= Dodge Nature Center =

The Thomas Irvine Dodge Nature Center, founded in 1967, is a nonprofit organization in Minnesota. The center's properties are West St. Paul, Mendota Heights and Cottage Grove and contain nature preserves, community gardens, a working model farm, a nature education-based preschool, a raptor center and a bee aviary. Its revenue streams and program offerings have grown over the years. The center's 40 educational programs serve over 50,000 visitors annually with the help of 1,400 volunteers and approximately 20 paid staff.

==History==

Olivia Irvine Dodge was a philanthropist who donated the land for Dodge Nature Center and formed the nonprofit which operates it. In the 1970s she invited school programs to the nature center to have gardening plots. Dodge installed a model farm, a greenhouse, and also provided training resources. The center mainly hosted school trips, birding sessions, and nature classes. Dodge said, "We believe in teaching and engendering in our young a love and reverence for nature".

==Nature preserve==

After Dodge observed that the area around her in West St. Paul was becoming developed, she decided to preserve some of the land for the public. "A nature center seemed, and still does, the wisest way to use the land—save it, respect it, and use it to teach children", she said. Volunteer naturalists were invited starting in 1977 to lead structured training programs for school children. Animals on the preserve have included pigs, sheep, cattle, and horses, many of which were kept on site through old age .

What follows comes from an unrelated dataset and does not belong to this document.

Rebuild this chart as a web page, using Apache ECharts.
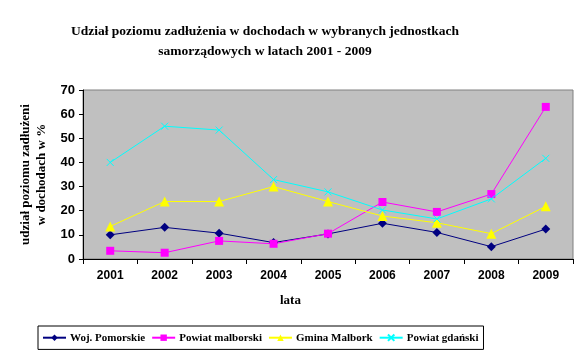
<!DOCTYPE html>
<html>
<head>
<meta charset="utf-8">
<script src="https://cdn.jsdelivr.net/npm/echarts@6/dist/echarts.min.js"></script>
<style>html,body{margin:0;padding:0;background:#fff}#c{width:588px;height:357px}</style>
</head>
<body>
<div id="c"></div>
<script>
const years = ['2001','2002','2003','2004','2005','2006','2007','2008','2009'];
const wojPomorskie = [10, 13.1, 10.7, 6.8, 10.4, 14.8, 11, 5.1, 12.4];
const powiatMalborski = [3.4, 2.6, 7.5, 6.3, 10.5, 23.6, 19.5, 26.9, 63];
const gminaMalbork = [13.5, 23.8, 23.8, 30, 23.8, 17.8, 15, 10.5, 21.8];
const powiatGdanski = [40, 55, 53.4, 32.9, 27.8, 20.3, 16.6, 24.9, 41.7];
const seriesNames = ['Woj. Pomorskie', 'Powiat malborski', 'Gmina Malbork', 'Powiat gdański'];
const yTicks = [0, 10, 20, 30, 40, 50, 60, 70];

const chart = echarts.init(document.getElementById('c'), null, {renderer: 'canvas'});
const serif = '"Liberation Serif", "Times New Roman", serif';
const sans = '"Liberation Sans", Arial, sans-serif';
const xPath = 'path://M0,0L10,10M10,0L0,10';

function mk(name, data, color, symbol, size, extra) {
  return Object.assign({
    name: name, type: 'line', data: data, symbol: symbol, symbolSize: size,
    lineStyle: {color: color, width: 1},
    itemStyle: {color: color},
    animation: false
  }, extra || {});
}

chart.setOption({
  animation: false,
  title: {
    text: 'Udział poziomu zadłużenia w dochodach w wybranych jednostkach\nsamorządowych w latach 2001 - 2009',
    left: 260, top: 17, textAlign: 'center',
    textStyle: {fontFamily: serif, fontWeight: 'bold', fontSize: 13.5, lineHeight: 20, color: '#000'}
  },
  grid: {left: 83, top: 90, right: 15, bottom: 98, show: true, backgroundColor: '#C0C0C0', borderColor: '#808080', borderWidth: 1},
  xAxis: {
    type: 'category', data: years, boundaryGap: true,
    axisLine: {lineStyle: {color: '#000', width: 1}},
    axisTick: {show: true, length: 5, lineStyle: {color: '#000'}},
    axisLabel: {fontFamily: sans, fontWeight: 'bold', fontSize: 12, color: '#000', margin: 11}
  },
  yAxis: {
    type: 'value', min: 0, max: 70, interval: 10,
    name: 'udział poziomu zadłużeni\nw dochodach w %',
    nameLocation: 'middle', nameGap: 33,
    nameTextStyle: {fontFamily: serif, fontWeight: 'bold', fontSize: 13, lineHeight: 16, color: '#000'},
    axisLine: {show: true, lineStyle: {color: '#000', width: 1}},
    axisTick: {show: true, length: 4, lineStyle: {color: '#000'}},
    splitLine: {show: false},
    axisLabel: {fontFamily: sans, fontWeight: 'bold', fontSize: 13, color: '#000', margin: 8,
      formatter: function (v) { return yTicks.indexOf(v) >= 0 ? String(v) : ''; }}
  },
  legend: {
    data: seriesNames, left: 38, top: 326, orient: 'horizontal',
    borderColor: '#000', borderWidth: 1, padding: [6, 5, 6, 4], itemGap: 6,
    itemWidth: 23, itemHeight: 8,
    textStyle: {fontFamily: serif, fontWeight: 'bold', fontSize: 11, color: '#000', padding: [0, 0, 0, -1]}
  },
  graphic: [{
    type: 'text', left: 280, top: 294,
    style: {text: 'lata', fontFamily: serif, fontWeight: 'bold', fontSize: 13, fill: '#000'}
  }],
  series: [
    mk(seriesNames[0], wojPomorskie, '#000080', 'diamond', 9),
    mk(seriesNames[1], powiatMalborski, '#FF00FF', 'rect', 8),
    mk(seriesNames[2], gminaMalbork, '#FFFF00', 'triangle', 10),
    mk(seriesNames[3], powiatGdanski, '#00FFFF', xPath, 7, {itemStyle: {color: 'none', borderColor: '#00FFFF', borderWidth: 1}})
  ]
});
</script>
</body>
</html>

Over the years the center has fostered close cooperation with local schools. In 2013 an additional donation of land in Cottage Grove expanded its facilities, bringing the total amount of land to over 400 acres and eight miles of trails. The center also offers various outdoor summer events at the amphitheater at the West St. Paul location. The Olivia Irvine Dodge Library and History Center was added as part of the organization's 50th-anniversary celebration in 2017.

==Nature Preschool==
In the late 1990s the center's board of directors decided to create an on-site preschool. The Dodge Nature Center Preschool opened in September 2000 in a three-classroom building designed for that purpose.